Americans narrowly tend to think the decline of religious affiliation is not a bad thing and most oppose the involvement of organized religion in politics
A recent study from the Pew Research Center shows that Americans without a religious affiliation have overtaken Catholics to become the second largest religious group in the country. 23% of Americans now say that they are religiously unaffiliated, up from 16% in 2007. Evangelical Christians are still the largest group, though their numbers have dropped slightly from 26% to 25% of the population.
YouGov's latest research shows that Americans who think that the decline in religious affiliation is a bad thing (41%) are narrowly outnumbered by the 48% of Americans who think that this is neither good nor bad (31%) or even a good thing (17%). There is a clear political divide in responses to this, however, as Republicans (68%) are three times more likely than Democrats (23%) to think that declining religious affiliation is a bad thing. Democrats (23%) are also three times more likely than Republicans (7%) to view the trend positively.
Protestants (59%) are also more likely than Catholics (44%) to regard the decline in religious observance as a bad thing. Among atheists and agnostics 62% say that this decline is a good thing.

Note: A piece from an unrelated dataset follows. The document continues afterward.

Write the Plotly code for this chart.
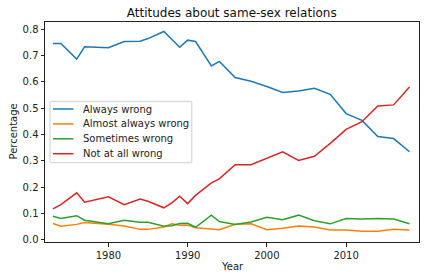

When forced to choose, a small majority of Americans (54%) also say that 'organized religious groups of all kinds should stay out of politics', while 46% disagree and say that 'it is important for organized religious groups to stand up for their belief in politics'. Younger Americans are more likely than older ones to oppose the involvement of organized religion in politics, and over-65s are the only group (52% to 48%) which tends to support the involvement of organized religion in politics.
'God Bless America'
Most Americans do agree on one thing, however: that God has uniquely blessed the United States. 57% think that God has uniquely blessed the country while 32% disagree. Only the youngest Americans, those aged between 18 and 29, are more likely to say that America has not been uniquely blessed (46%) than has been uniquely blessed (42%). A majority of every age group aged 30 and over agrees that America has been uniquely blessed.
While Democrats (49% to 38%) as well as Republicans (78% to 13%) tend to think that America is uniquely blessed by God, one other group besides under-30s doubt that providence shines particularly brightly on the United States – people living in Northeast, only 38% of whom believe that America is uniquely blessed and 47% of whom say that it is not.